━━━ SUPPLIED RECORDS

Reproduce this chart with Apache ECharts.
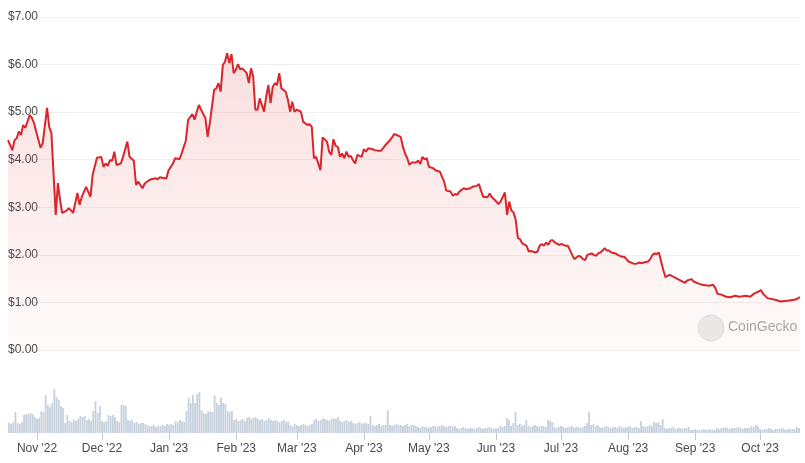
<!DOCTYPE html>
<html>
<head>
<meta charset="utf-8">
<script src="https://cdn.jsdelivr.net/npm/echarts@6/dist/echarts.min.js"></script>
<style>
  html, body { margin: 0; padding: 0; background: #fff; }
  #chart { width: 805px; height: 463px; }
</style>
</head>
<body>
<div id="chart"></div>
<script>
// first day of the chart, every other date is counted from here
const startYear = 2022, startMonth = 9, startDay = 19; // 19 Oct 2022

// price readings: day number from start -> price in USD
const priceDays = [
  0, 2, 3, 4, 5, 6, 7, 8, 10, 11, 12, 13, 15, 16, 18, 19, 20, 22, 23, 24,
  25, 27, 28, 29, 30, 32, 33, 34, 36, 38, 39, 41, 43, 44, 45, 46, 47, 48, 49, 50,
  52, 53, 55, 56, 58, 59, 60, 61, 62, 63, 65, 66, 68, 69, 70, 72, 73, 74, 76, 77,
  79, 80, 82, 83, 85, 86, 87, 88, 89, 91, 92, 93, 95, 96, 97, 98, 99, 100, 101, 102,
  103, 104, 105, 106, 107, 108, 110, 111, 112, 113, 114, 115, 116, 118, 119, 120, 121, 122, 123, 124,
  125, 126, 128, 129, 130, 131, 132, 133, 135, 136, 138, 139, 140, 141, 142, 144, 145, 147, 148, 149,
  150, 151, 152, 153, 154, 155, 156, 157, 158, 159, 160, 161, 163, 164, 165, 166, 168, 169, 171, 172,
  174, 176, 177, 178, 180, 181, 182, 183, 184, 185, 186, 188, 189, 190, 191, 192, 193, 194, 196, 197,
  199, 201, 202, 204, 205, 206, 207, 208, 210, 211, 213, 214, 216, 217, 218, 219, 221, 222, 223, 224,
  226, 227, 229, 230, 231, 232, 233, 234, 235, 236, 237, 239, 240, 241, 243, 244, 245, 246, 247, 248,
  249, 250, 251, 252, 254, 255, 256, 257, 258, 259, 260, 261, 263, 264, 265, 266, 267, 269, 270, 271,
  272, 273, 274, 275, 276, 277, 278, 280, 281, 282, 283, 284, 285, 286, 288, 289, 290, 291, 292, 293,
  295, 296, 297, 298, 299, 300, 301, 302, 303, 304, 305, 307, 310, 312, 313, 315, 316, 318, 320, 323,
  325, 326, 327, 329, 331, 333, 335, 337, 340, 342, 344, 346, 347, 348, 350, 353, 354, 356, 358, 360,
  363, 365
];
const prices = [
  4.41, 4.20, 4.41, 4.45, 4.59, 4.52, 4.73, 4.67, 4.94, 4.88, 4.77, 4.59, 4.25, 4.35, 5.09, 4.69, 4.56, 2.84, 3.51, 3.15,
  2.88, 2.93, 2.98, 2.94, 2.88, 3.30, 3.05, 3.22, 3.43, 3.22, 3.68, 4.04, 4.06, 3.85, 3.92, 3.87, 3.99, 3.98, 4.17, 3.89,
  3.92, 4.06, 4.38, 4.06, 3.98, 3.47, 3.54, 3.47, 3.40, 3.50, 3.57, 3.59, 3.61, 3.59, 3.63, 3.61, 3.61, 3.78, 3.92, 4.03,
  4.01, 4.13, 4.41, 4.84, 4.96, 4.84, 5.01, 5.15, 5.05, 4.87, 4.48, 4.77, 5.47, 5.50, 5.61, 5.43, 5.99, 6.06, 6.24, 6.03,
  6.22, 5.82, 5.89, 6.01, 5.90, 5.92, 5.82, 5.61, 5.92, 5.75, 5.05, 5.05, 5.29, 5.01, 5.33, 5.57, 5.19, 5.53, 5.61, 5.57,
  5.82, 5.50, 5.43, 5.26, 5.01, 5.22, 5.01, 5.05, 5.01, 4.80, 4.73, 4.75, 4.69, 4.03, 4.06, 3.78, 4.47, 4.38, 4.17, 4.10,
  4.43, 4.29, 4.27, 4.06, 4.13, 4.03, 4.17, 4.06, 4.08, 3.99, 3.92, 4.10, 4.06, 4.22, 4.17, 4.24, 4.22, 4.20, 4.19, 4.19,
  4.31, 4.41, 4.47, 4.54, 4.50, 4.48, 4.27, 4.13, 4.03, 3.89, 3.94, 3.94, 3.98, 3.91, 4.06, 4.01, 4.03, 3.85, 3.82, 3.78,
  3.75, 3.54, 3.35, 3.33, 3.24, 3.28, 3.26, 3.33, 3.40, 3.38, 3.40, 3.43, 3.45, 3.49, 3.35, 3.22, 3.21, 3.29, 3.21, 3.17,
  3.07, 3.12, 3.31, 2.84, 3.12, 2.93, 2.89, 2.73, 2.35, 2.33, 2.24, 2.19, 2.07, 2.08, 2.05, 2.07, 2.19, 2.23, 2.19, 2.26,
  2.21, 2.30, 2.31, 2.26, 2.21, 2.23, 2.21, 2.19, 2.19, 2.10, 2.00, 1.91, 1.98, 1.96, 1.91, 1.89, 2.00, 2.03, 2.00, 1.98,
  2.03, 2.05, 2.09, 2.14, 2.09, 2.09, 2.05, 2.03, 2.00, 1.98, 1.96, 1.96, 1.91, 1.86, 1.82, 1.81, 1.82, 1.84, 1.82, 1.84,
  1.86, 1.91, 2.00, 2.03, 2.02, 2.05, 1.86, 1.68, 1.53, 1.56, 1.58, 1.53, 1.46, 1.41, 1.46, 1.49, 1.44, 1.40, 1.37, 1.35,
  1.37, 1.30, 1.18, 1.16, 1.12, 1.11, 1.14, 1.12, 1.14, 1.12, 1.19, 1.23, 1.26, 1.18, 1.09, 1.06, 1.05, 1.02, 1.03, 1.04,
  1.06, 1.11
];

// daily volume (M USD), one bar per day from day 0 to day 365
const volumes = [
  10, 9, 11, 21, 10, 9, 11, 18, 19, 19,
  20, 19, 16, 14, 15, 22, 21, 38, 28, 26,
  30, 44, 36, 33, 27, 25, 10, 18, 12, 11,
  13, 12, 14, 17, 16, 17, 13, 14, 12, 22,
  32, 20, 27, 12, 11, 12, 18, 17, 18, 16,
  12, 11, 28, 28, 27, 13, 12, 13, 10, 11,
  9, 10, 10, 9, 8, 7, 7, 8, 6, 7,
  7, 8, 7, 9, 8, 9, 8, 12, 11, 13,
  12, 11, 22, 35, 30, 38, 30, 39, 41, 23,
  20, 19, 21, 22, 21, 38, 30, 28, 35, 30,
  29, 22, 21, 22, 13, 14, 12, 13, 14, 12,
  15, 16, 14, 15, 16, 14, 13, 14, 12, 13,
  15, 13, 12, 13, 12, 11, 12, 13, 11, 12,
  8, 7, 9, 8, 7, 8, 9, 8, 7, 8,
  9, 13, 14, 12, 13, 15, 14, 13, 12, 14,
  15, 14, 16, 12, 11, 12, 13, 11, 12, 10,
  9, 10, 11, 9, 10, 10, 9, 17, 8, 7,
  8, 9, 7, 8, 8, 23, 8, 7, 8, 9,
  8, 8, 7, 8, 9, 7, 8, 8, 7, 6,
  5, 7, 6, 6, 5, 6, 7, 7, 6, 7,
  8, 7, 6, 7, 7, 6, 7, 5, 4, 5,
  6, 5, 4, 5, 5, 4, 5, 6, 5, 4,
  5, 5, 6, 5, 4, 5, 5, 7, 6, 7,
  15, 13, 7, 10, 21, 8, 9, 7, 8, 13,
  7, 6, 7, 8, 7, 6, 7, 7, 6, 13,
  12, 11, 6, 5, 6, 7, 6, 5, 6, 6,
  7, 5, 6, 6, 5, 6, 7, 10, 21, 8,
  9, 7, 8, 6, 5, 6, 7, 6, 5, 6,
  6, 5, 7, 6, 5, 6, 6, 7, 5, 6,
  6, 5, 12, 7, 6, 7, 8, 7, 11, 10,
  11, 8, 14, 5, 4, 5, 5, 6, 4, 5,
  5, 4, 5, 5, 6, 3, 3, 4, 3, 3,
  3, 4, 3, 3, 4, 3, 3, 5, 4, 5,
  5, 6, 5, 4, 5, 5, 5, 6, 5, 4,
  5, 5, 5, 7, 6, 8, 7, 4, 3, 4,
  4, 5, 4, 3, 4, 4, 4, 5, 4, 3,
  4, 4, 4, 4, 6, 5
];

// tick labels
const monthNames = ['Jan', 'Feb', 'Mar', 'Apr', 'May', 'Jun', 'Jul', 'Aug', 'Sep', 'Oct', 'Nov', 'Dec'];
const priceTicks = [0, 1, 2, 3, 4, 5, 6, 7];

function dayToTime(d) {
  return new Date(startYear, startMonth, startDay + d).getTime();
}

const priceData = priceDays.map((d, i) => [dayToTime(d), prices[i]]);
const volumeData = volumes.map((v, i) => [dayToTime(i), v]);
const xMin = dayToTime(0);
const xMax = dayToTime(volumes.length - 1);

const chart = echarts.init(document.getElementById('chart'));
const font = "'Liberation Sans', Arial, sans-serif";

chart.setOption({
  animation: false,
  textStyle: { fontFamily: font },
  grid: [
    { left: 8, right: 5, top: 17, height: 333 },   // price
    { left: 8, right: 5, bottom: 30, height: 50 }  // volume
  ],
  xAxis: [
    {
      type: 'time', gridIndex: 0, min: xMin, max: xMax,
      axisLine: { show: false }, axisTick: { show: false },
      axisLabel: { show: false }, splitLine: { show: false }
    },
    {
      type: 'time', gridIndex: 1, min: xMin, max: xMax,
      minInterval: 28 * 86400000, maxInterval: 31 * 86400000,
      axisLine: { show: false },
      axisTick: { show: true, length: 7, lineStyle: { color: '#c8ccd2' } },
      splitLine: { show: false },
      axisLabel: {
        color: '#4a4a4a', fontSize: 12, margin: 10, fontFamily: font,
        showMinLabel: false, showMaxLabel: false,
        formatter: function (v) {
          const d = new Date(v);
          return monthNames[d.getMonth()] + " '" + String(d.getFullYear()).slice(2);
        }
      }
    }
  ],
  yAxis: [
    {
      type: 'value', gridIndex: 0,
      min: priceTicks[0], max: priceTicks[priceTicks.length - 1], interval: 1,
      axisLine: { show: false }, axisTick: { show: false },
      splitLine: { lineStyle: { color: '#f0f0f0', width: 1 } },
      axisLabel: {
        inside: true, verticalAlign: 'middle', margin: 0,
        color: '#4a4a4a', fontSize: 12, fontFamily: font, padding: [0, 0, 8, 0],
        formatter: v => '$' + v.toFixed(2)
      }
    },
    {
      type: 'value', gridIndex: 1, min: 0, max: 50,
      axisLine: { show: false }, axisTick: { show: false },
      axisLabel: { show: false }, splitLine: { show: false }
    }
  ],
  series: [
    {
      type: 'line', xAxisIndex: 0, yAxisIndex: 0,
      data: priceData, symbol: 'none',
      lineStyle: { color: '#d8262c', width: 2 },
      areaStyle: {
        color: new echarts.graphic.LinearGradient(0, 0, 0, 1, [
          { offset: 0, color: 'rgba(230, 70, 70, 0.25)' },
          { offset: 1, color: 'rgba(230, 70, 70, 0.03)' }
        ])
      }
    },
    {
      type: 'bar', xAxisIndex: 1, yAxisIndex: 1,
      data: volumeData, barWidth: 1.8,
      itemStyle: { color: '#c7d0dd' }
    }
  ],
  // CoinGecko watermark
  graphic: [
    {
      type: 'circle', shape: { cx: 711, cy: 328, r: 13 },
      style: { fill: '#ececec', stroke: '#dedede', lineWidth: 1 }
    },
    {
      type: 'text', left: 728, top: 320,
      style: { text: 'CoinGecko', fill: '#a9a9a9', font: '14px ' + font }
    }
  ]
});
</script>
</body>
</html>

━━━━━━
━━━ SUPPLIED RECORDS

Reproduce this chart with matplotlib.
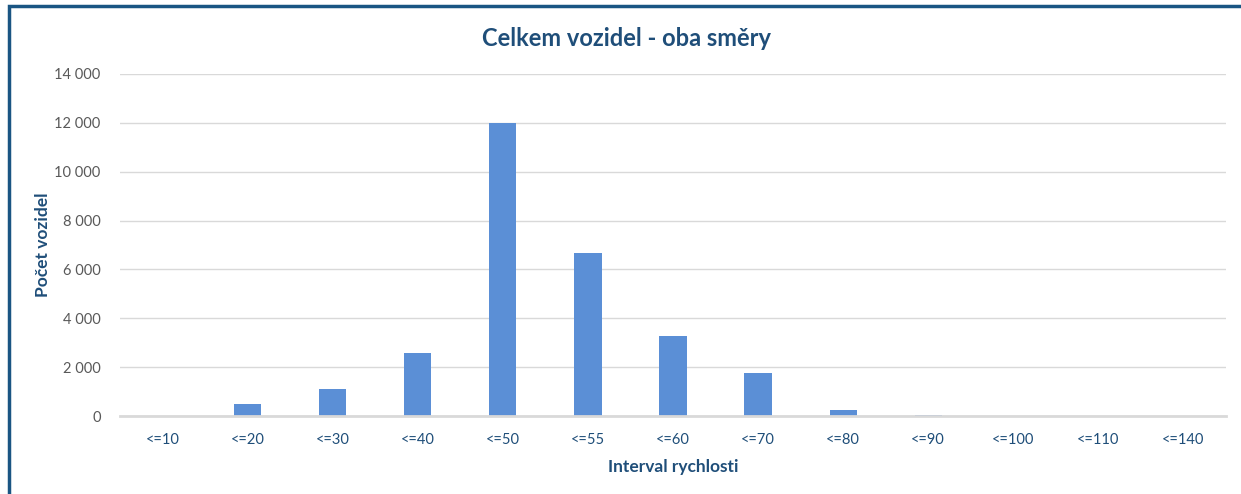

━━━━━━
━━━ SUPPLIED RECORDS

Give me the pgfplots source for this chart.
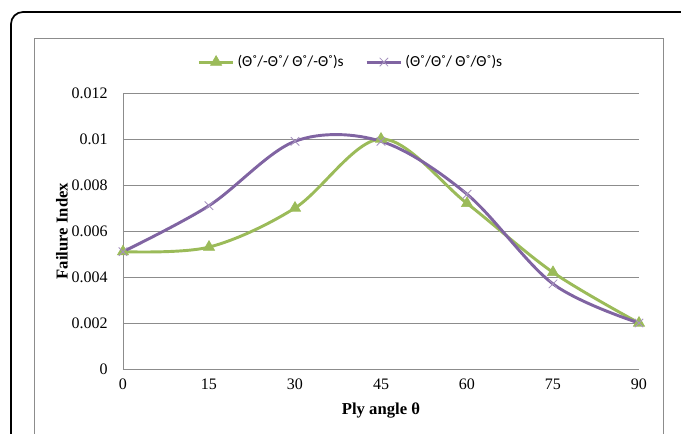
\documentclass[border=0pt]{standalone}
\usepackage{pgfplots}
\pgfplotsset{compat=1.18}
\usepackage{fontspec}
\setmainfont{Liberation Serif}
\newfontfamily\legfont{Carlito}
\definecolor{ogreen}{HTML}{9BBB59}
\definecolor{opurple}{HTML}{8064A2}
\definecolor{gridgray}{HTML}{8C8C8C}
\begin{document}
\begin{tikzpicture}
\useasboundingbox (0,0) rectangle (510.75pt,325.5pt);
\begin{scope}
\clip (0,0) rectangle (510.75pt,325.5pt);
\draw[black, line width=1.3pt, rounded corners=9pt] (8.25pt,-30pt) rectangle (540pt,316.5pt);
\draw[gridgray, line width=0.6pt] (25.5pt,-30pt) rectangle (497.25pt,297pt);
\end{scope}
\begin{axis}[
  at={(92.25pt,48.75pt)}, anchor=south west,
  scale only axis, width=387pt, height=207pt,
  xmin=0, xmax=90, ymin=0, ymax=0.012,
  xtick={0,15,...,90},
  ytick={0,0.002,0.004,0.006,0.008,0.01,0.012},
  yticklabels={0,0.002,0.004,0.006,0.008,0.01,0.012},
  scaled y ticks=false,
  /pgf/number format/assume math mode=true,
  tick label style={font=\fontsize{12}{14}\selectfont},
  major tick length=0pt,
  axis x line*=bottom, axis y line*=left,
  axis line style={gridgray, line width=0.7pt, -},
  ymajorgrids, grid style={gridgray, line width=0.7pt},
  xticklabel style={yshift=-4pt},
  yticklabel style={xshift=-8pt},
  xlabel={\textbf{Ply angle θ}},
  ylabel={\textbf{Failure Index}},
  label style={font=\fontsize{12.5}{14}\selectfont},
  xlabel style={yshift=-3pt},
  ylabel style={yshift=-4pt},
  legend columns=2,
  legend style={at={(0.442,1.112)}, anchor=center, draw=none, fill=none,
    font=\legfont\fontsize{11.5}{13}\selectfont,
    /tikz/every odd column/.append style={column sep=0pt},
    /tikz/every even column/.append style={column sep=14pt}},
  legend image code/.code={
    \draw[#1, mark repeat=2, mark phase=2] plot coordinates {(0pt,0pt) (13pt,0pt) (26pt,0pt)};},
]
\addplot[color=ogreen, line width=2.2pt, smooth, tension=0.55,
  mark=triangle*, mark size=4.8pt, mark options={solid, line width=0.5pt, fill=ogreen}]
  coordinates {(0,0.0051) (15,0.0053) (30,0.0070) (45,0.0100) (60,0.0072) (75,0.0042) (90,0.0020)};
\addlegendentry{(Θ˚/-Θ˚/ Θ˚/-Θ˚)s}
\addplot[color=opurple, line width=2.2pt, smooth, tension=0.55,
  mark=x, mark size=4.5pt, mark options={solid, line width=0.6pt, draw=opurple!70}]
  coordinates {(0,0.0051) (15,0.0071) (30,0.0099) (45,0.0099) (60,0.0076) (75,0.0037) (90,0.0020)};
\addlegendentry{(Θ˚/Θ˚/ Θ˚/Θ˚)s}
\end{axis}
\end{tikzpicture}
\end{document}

━━━━━━

### REQUIREMENTS
Whenever "Reproduce" turns up in a line, pick that line out.

### CORRECT RESULT
Reproduce this chart with Apache ECharts.
Reproduce this chart with matplotlib.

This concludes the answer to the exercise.